The lecture after tea on Thursday was Honey from Blossom to Jar by John Hendrie. It was a very technical talk full of scientific details. I took five pages of notes, some of which I can read. I shall just skim through the legible bits.
Definition of honey – from Apis mellifera only. He didn’t say what the products of Apis cerana, dorsata etc are called. Plants produce nectar through photosynthesis, using sunlight and CO2 to produce mostly glucose, which is soluble. It’s generally about 20% sugar and 80% water. The maximum load of a bee is about 40mg.
He then went on to the chemistry and I noted several formulae but as it’s well over half a century since I got my O level in that subject and haven’t used it since it didn’t mean a lot.
Types of nectar are basically sucrose dominant as produced by clovers and rhododendrons; equal glucose and fructrose – legumes and borage; glucose – rape; fructrose – blackberries. He showed Dade’s diagram of the bee’s mouthparts and explained how pollen is filtered out.
There follows a page of definitions that won’t interest you unless you’re studying for an exam so I won’t attempt to decyphyer those notes. Removal of the honey crop might be achieved in four different ways: physical by shaking and brushing; behavioural by use a Porter or rhomboid one way bee escape; chemical by using a repellant like benzaldehyde; mechanical – blowers.

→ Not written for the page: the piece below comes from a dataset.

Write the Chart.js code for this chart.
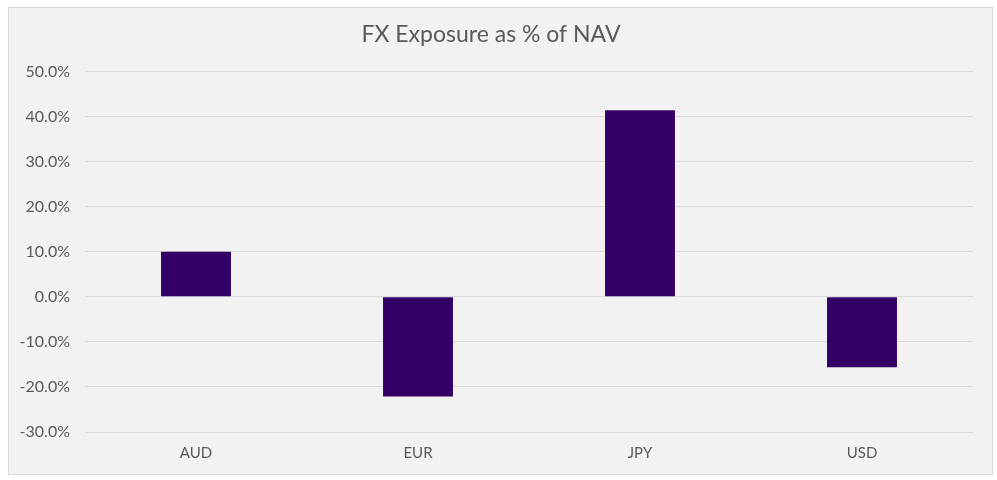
<!DOCTYPE html>
<html>
<head>
<meta charset="utf-8">
<script src="https://cdn.jsdelivr.net/npm/chart.js@4"></script>
<style>
  body { margin: 0; background: #ffffff; }
  #caja {
    position: absolute; left: 8px; top: 7px;
    width: 983px; height: 466px;
    border: 1px solid #d9d9d9; background: #f2f2f2;
  }
</style>
</head>
<body>
<div id="caja"><canvas id="grafico" width="983" height="466"></canvas></div>
<script>
const monedas = ['AUD', 'EUR', 'JPY', 'USD'];
const exposicion = [10.0, -22.1, 41.4, -15.6];
const ticksY = [-30, -20, -10, 0, 10, 20, 30, 40, 50];

const fuente = "Lato, 'Open Sans', sans-serif";
const grafico = document.getElementById('grafico').getContext('2d');

new Chart(grafico, {
    type: 'bar',
    data: {
        labels: monedas,
        datasets: [{
            data: exposicion,
            backgroundColor: '#330066',
            borderWidth: 0,
            categoryPercentage: 1.0,
            barPercentage: 0.315
        }]
    },
    options: {
        responsive: false,
        animation: false,
        layout: { padding: { left: 0, right: 19, top: 0, bottom: 0 } },
        plugins: {
            legend: { display: false },
            tooltip: { enabled: false },
            title: {
                display: true,
                text: 'FX Exposure as % of NAV',
                color: '#595959',
                font: { family: fuente, size: 23, weight: 'normal' },
                padding: { top: 13, bottom: 23 }
            }
        },
        scales: {
            x: {
                grid: { display: false },
                border: { display: false },
                ticks: {
                    color: '#595959',
                    font: { family: fuente, size: 15 },
                    padding: 4
                },
                afterFit: function (escala) { escala.height = 42; }
            },
            y: {
                min: -30,
                max: 50,
                afterBuildTicks: function (escala) {
                    escala.ticks = ticksY.map(v => ({ value: v }));
                },
                grid: { color: '#d9d9d9', lineWidth: 1, drawTicks: false },
                border: { display: false },
                ticks: {
                    color: '#595959',
                    font: { family: fuente, size: 16 },
                    padding: 15,
                    callback: function (v) { return v.toFixed(1) + '%'; }
                },
                afterFit: function (escala) { escala.width = 76; }
            }
        }
    }
});
</script>
</body>
</html>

He didn’t mention two methods I’ve sometimes used successfully: 1. If the bees are ‘runners’ put the super down in front of the hive and they’ll all walk home within a few minutes; 2. Put the super with bees in the back of the car, drive 100 yards by which time you won’t be able to see out of the back window. Release those bees to fly home, drive on a little way and repeat the process, turning round sometimes so as not to release them out of range of home, until they’ve (nearly) all gone.
Uncapping frames of comb: knife, fork, roller, plane, hot air blower, flame, flails.
Types of extractor: tangential, radial, parallel radial. He didn’t mention my small scale method of cutting out the prettiest comb to sell as comb honey, which fetches twice the price, then putting the rest in my fruit press to squeeze the honey out. Some will be left in the crushed comb which can be extracted with water and yeast, producing mead.
Processing honey: it can be strained through a small mesh sieve but filtering under presure is not allowed. It goes into a settling tank for a couple of days after which it can be bottled/jarred.
Commercial bottling plants use the Dyce process which includes heating the honey to temperatures which will Pasteurise it, killing off the enzymes that distinguish ‘living’ honey from cane sugar, but makes it look clear and pretty on the supermarket shelf.
John explained how to prepare set honey and also gave details of the labelling requirements and the honey regulations. As many of the readers of this blog aren’t in the EU they won’t necessarily apply there.
Keep your honey cool to extend the life of the enzymes.
Time for dinner: pork steak, chips and cabbage followed by cake and cream. Afterwards I walked westward down the road and got my day’s mileage up to 4.